• _Dataset_
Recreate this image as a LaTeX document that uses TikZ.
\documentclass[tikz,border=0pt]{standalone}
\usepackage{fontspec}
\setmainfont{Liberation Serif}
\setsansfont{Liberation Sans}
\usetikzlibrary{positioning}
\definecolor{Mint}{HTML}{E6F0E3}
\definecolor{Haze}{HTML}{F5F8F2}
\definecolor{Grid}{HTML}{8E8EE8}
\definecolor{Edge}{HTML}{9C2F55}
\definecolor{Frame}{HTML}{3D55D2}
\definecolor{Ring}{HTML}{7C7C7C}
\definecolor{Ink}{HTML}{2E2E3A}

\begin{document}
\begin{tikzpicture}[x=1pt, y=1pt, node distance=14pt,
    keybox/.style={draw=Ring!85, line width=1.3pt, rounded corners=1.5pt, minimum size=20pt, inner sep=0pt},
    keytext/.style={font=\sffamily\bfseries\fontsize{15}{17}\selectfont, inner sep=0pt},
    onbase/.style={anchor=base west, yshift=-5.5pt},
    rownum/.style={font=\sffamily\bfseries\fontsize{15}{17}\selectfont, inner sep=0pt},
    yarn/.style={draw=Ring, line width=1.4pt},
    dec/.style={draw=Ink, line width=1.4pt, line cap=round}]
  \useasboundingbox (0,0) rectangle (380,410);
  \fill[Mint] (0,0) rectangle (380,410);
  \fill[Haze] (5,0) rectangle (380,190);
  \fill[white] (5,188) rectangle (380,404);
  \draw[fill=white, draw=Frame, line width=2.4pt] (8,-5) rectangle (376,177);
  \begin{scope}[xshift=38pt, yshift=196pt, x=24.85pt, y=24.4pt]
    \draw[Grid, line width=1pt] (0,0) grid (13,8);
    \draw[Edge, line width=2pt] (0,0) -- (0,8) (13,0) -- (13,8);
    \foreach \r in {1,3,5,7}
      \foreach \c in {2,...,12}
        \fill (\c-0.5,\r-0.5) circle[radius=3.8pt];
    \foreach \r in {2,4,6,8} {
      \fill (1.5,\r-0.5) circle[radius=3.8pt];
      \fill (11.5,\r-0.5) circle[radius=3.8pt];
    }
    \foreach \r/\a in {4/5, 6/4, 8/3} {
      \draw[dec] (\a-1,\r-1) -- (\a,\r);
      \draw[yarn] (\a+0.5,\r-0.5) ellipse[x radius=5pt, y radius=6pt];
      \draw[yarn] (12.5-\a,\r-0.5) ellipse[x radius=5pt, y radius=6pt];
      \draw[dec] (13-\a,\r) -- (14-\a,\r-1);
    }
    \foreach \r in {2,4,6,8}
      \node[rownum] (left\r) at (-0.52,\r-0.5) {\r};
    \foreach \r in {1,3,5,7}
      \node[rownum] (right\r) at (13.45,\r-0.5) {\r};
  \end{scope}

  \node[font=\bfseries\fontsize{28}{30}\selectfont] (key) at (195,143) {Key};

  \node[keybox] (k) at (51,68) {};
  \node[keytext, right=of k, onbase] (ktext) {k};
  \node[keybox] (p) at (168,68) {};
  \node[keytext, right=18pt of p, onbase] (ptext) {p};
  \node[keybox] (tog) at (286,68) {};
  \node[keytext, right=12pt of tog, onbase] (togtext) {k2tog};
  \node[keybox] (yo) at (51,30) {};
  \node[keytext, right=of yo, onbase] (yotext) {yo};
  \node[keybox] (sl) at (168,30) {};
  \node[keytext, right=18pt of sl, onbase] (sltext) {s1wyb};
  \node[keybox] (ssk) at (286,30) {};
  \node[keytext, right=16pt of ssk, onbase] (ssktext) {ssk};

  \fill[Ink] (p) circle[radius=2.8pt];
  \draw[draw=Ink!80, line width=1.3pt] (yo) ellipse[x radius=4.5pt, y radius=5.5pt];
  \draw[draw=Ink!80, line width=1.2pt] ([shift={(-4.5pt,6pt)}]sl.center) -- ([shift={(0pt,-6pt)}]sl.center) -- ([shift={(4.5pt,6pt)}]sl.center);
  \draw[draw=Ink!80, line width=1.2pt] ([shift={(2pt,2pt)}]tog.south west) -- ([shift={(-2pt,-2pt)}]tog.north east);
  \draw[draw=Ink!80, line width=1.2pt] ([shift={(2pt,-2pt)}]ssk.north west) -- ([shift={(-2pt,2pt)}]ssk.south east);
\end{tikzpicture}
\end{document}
...
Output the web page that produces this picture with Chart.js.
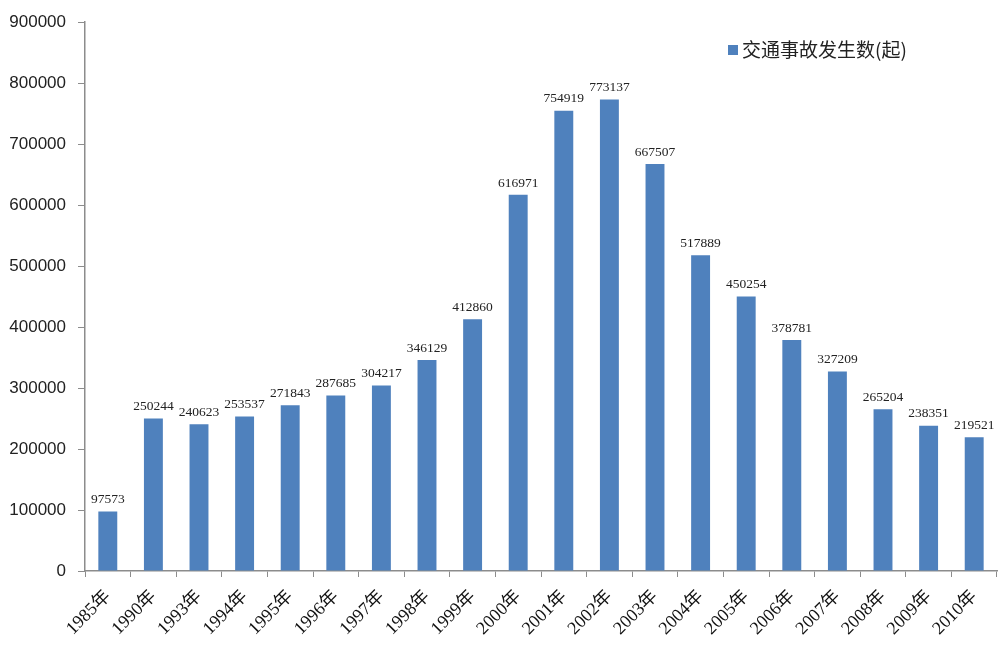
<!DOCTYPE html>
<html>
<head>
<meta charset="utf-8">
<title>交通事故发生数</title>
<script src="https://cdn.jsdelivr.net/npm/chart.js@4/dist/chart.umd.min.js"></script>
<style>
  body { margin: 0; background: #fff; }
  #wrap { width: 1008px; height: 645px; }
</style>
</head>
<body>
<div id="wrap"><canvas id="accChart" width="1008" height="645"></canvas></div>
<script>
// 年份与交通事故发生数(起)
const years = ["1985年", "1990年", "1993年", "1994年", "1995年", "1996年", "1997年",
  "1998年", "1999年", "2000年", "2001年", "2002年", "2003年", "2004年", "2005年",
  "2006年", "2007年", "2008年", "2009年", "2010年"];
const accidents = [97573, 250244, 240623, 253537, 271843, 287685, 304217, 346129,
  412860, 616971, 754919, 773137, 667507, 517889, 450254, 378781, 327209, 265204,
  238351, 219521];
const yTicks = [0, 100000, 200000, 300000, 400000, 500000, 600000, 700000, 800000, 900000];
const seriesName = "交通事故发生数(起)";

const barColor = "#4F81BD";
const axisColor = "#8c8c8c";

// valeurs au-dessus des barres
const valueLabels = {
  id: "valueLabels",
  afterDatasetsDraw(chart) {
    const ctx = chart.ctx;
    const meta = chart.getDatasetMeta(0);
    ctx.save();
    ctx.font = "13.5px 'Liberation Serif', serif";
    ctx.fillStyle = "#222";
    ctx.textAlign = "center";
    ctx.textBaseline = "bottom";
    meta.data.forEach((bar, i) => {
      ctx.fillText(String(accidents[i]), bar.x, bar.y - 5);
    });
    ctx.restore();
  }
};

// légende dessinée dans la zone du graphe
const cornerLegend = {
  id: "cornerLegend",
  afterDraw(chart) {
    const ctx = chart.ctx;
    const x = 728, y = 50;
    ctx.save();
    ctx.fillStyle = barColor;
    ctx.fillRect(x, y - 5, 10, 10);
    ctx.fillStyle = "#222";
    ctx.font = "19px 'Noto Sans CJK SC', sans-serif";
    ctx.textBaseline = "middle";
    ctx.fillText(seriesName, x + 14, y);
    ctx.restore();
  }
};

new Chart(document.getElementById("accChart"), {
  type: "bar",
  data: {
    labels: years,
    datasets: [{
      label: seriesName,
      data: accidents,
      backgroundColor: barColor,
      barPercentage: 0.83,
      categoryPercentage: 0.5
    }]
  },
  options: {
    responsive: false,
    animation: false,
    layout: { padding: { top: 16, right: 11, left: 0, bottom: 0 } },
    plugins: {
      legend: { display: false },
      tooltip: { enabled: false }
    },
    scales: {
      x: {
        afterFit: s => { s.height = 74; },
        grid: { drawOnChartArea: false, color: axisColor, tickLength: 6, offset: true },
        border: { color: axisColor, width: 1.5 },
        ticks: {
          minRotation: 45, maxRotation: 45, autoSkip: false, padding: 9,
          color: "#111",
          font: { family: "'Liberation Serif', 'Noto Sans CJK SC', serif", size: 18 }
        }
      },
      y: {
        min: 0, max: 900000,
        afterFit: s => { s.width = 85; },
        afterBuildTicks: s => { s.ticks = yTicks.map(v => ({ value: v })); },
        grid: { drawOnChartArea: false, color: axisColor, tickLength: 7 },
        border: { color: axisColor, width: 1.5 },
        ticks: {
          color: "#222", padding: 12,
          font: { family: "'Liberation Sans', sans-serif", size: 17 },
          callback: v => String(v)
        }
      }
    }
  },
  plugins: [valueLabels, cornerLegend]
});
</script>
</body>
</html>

• _Exercise goal_
Only lines with the word "that" are wanted, so copy each one from the records.

• _Task answer_
Recreate this image as a LaTeX document that uses TikZ.
Output the web page that produces this picture with Chart.js.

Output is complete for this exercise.